Saturday, 16 July 2011

Odinism and the Swastika Controversy

Odinism and the Swastika Controversy
by Heimgest, DCG-OR (taken from the Swastika Rising Ritual) – The Odinic Rite

Before I detail the ritual I will make comment on Odinic symbolism and imagery because Odinism is probably unique in the fact that various Holy symbols and images of our religion are considered by some to be negative. These symbols suffer from confusion as to meaning, denigration, and misconception as to true meaning, probably more than any other religion's symbols. None more so than the Fylfot or Swastika.

Perhaps no symbol in the world is so denigrated and misunderstood as is this Holy Symbol. To illustrate this, just look at your own reaction to the title of this article, or more precisely, your emotional and mental reaction to that one word SWASTIKA. What mental images came to your mind? What emotional response? What chain of thoughts arose? Look at these dispassionately and be totally honest. Just do this for a few minutes before continuing to read this article. So what were the results? It is very likely that some of you did experience some responses which could be considered negative or emotional. A few may even have felt an almost involuntary drawing back, or a hard to express feeling that somehow a 'taboo' had been brought to light. This is perhaps not much of a surprise, because I can think of no other symbol so misunderstood, or which triggers such an emotional reaction.

Yet you are Odinists, it is one of Odinism's most holy and potent symbols - you know (or should do) the meaning of this image. So, if shown an illustration of the Swastika and asked it's meaning, you should be able to explain it.

However, what of the general public? What would they be likely to say? It is tolerably certain that many of them would link it to a political party which came to power in the first half of the last century in Germany . Others may call it a 'hate' symbol or such. In any case large numbers of people attribute incorrect meanings to it, and this is no surprise because it is so widely misunderstood.

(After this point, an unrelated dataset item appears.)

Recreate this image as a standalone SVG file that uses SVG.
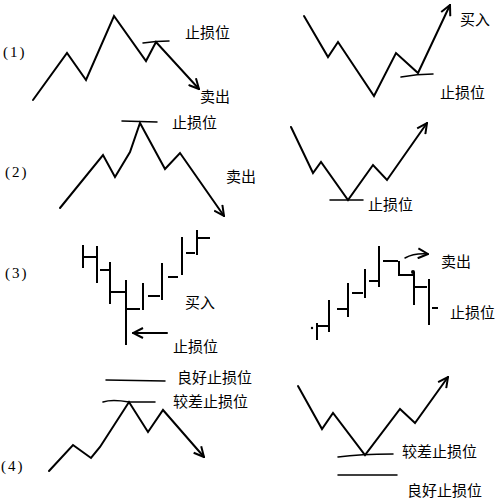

The emotion it raises, the reaction, is powerful. Publishers know this well, so that those who design paper-back covers will see if there is any way they can include this image in their illustration. This is a deliberate marketing/promotional technique, because they know that most 'pulp' entertainment, most paper-back books, are selected by the buyer on 'appearance'. An eye-catching cover results in better sales, and after all the 'pulp fiction' industry is all about 'shifting units'. These people do not randomly design covers, instead they have carefully studied what sells and what gathers dust. In the 1980s such a study found that by including a swastika in their cover illustration sales could rise by 10% - a very large margin. Very few of these cover designs depicted the real meaning; instead it was cynically used as a marketing ploy.

Its power to shock, thrill or scare was the concern - its power to catch the eye and set off an emotional response. Its true meanings are unknown by most people, and the idea that it is a symbol of 'dark power', of 'hate', of 'destruction' etc. is relentlessly pushed.

Now, we can rightly say that this Holy Sign is probably more than any other misunderstood at best, and 'demonised' at worst. It is also trivialised, used merely as a device to shock or outrage. Because of this, it is quite understandable that we, yes, even Odinists, will use this symbol sparingly. A very few may say that we should shrink from using it at all - at least until it is 'better understood'. But how will that better understanding come about if even we consign it to a 'taboo' status?

I am not, of course saying that we should use it just for the sake of using it, or use it to deliberately to gain a reaction, that would be no better than the marketing industry. But we should not be so cowed as to be afraid to use it when appropriate.

It is also perhaps worth considering how Hindus, Tibetan Buddhists, Shintoists etc. use and view this symbol. The Swastika is freely used by these religions, why not us?

It isn't just the Swastika that is denigrated, various others, including the Odal Rune, Algiz Rune, Ehwaz Rune, Sun-Wheel Cross, and so on are likewise deemed 'taboo' by some. Much of this is a deliberate policy followed by a small number of individuals who have certain agendas to follow. Though they are a small number they have great influence. Nor are they stupid - they know that the 'masses' need only to be fed a line and they will gobble it up and allow emotion to flow. But we should ask why it is that out of all the many religions and religious symbols, it is ours that are so ill-used and ill-understood.

The Christian Cross is not shunned, not so denigrated - yet for centuries it has been used as a device by organisations bent on slaughter. It is still used by 'hate groups' of bigots. What of the Jewish Star? This has been, and still is used by 'hate groups'. It is freely (proudly in fact) used by groups who deny human rights, and kill others on the basis of race and religion. What of the Crescent Moon of Islam? I never have heard any adherents to any of these religions say - "We can't use our symbols". Why should we have fewer rights?

I have said enough for now on this subject, so I will end by saying - where appropriate, we should be free and feel free to use the sacred symbols of our religion. We should never misuse them, but not consign them to the 'can't use' cupboard. We should not idly flaunt them or trivialise them - this too reduces and denigrates, but where appropriate, we must use them.